_Source data_
## Start

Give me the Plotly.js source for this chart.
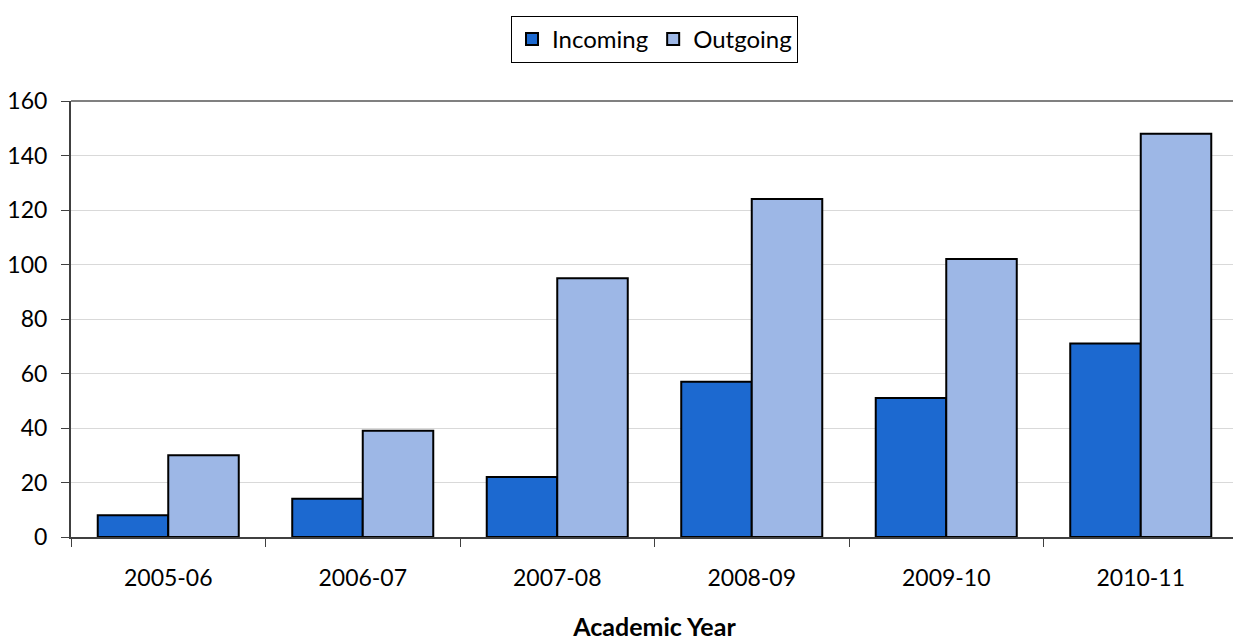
<!DOCTYPE html>
<html>
<head>
<meta charset="utf-8">
<script src="https://cdn.plot.ly/plotly-3.0.1.min.js"></script>
<style>html,body{margin:0;padding:0;overflow:hidden;background:#fff;}</style>
</head>
<body>
<div id="chart"></div>
<script>
const years = ["2005-06", "2006-07", "2007-08", "2008-09", "2009-10", "2010-11"];
const incoming = [8, 14, 22, 57, 51, 71];
const outgoing = [30, 39, 95, 124, 102, 148];
const yTicks = [0, 20, 40, 60, 80, 100, 120, 140, 160];

const font = "Lato, 'Open Sans', 'DejaVu Sans', sans-serif";

const traces = [
  {type: "bar", name: "Incoming", x: years, y: incoming,
   marker: {color: "#1c69d0", line: {color: "#000", width: 2}}},
  {type: "bar", name: "Outgoing", x: years, y: outgoing,
   marker: {color: "#9db7e6", line: {color: "#000", width: 2}}}
];

const layout = {
  width: 1240, height: 641,
  margin: {l: 71, r: 2, t: 101, b: 104},
  paper_bgcolor: "#fff", plot_bgcolor: "#fff",
  barmode: "group", bargap: 0.275, bargroupgap: 0,
  font: {family: font, size: 23, color: "#000"},
  showlegend: true,
  legend: {orientation: "h", x: 0.5, xanchor: "center", y: 1.195, yanchor: "top",
           bordercolor: "#000", borderwidth: 1, font: {size: 24, family: font},
           tracegroupgap: 0},
  xaxis: {type: "category", tickson: "boundaries", ticks: "outside", ticklen: 8,
          tickcolor: "#404040", showline: true, linecolor: "#404040", linewidth: 2,
          showgrid: false, ticklabelstandoff: 19,
          tickfont: {size: 23, family: font},
          title: {text: "<b>Academic Year</b>", font: {size: 25, family: font}, standoff: 34}},
  yaxis: {range: [0, 160], tickvals: yTicks, ticks: "outside", ticklen: 8,
          tickcolor: "#404040", showline: true, linecolor: "#404040", linewidth: 2,
          showgrid: true, gridcolor: "#d9d9d9", gridwidth: 1, zeroline: false,
          ticklabelstandoff: 9, tickfont: {size: 23, family: font}},
  shapes: [{type: "line", xref: "paper", yref: "paper", x0: 0, x1: 1, y0: 1, y1: 1,
            line: {color: "#808080", width: 2}}]
};

Plotly.newPlot("chart", traces, layout, {displayModeBar: false, staticPlot: true});
</script>
</body>
</html>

## End

_Required task_
Pick out all lines containing the string "chart".

_Exercise output_
Give me the Plotly.js source for this chart.
<div id="chart"></div>
Plotly.newPlot("chart", traces, layout, {displayModeBar: false, staticPlot: true});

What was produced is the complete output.